Her nightmare began when she got what she thought was a domestic-help job from a woman called Esmeralda Aravel Flores Acosta. But when she arrived at the house she was supposed to clean, she realized it was a Mara Salvatrucha safe house.

"You are going to have to stay here whether you like it or not," the house's gang occupants told her, according to Olivares. "You are going to marry a stranger, and you're going to tell him you have U.S. citizenship."

And she did. The gang dressed her in white and took her to a town in western El Salvador, where they had her marry a man named Marvin Reyes.

Before the marriage, gang members told Reyes to take out a life insurance policy, arguing that U.S. immigration authorities wanted to see such a policy before granting him a visa, prosecutors said. The gang also probably charged Reyes for the "privilege" of marrying a U.S. citizen, but authorities don't know how much.

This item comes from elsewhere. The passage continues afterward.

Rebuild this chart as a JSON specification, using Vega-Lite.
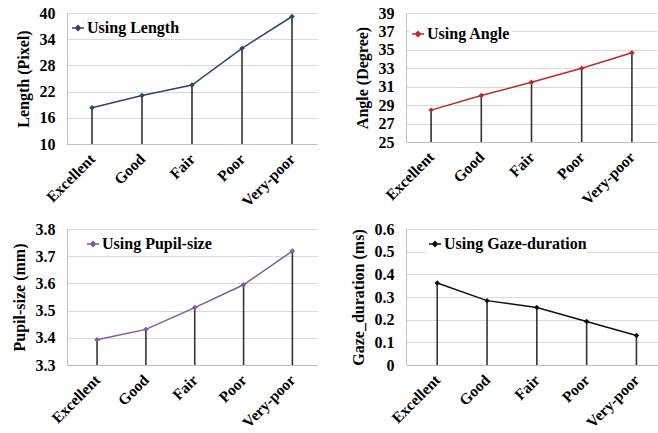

Then, about a month after the wedding, the woman was informed that her husband had met a violent death. The gang ordered the "widow" to go to the morgue to claim the body and then go to the insurance office to claim the policy benefits. All the time, she was accompanied by gang members.

Eventually, the woman managed to flee the gang and contacted prosecutors, who raided the house where she had been held and found $4,000 in cash.

Police have arrested three women in the case. They are facing charges of human trafficking and conspiracy to commit homicide and fraud, and could face 20 years in prison. Other participants in the scheme are being sought.

The Associated Press was unable to contact Reyes' family, because prosecutors declined to reveal his relatives' names and contact information.

Activists say it is difficult to know how many women have been victims of the scam because so many women in El Salvador disappear.

"Women disappear and they are found days or months later," says a report by the nonprofit advocacy group Talk To Me About Respect. "Some have suffered abuse and extreme violence, while in other cases, only their lifeless bodies are found."